Speaker
Description
A molecular-level understanding of enantioselective processes on chirally modified surfaces is an important prerequisite for the rational design of new enantiospecific catalysts. Therefore, in this study, the reaction mechanisms, kinetics and dynamics of surface reactions were investigated using multi-molecular beam techniques and in-situ surface spectroscopic and microscopic tools on well-defined model surfaces in UHV.
A new UHV apparatus consisting of two independent vacuum systems for preparation and characterization of chirally modified model catalysts as well as investigations of their reactivity behavior has been designed and built. This apparatus comprises three molecular beams (two effusive and one supersonic molecular beam), infrared reflection absorption spectroscopy (IRAS) as well as a number of standard tools for preparation and characterization of model surfaces, both single crystals and nano-structured surfaces consisting of metal nano-particles supported on thin oxide films. Additionally, the sample can be transferred to an independent unit containing scanning tunneling microscope (STM), as well as to high pressure cell, where the reactivity of the chirally modified model catalysts can be investigated under ambient pressure conditions.

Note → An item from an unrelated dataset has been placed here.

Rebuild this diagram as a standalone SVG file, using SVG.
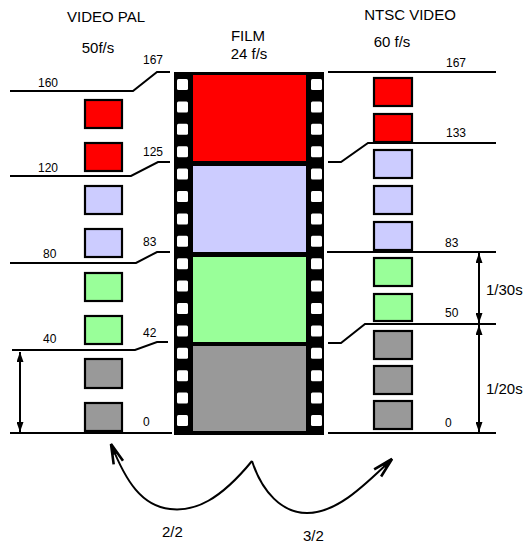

First experiments were carried out at the newly UHV setup to investigate adsorption and reactivity behavior of a chiral modifier (R)-(+)-1-(1-Naphthyl)ethylamine (NEA) and a prochiral molecule acetophenone over Pt(111). These processes were investigated over a broad range of coverage and temperature conditions. Acetophenone was observed to strongly interact with the pristine Pt(111) surface resulting in strong changes of the IR spectra as compared to the unperturbed molecules in multilayers.
NEA was found to homogeneously distribute over Pt(111) surface at room temperature, and to build self-assembled structures at 180K. Spectroscopically, it was found that NEA adopts a tilted geometry at sub-monolayer coverages. Lastly, CO was used as a first proxy to probe the interactions of carbonyl compounds with the chiral modifier and was found to strongly interact with the NEA.
Currently, co-adsorption of NEA with acetophenone is investigated with STM to follow the formation of NEA-acetophenone complexes on this chirally modified surface.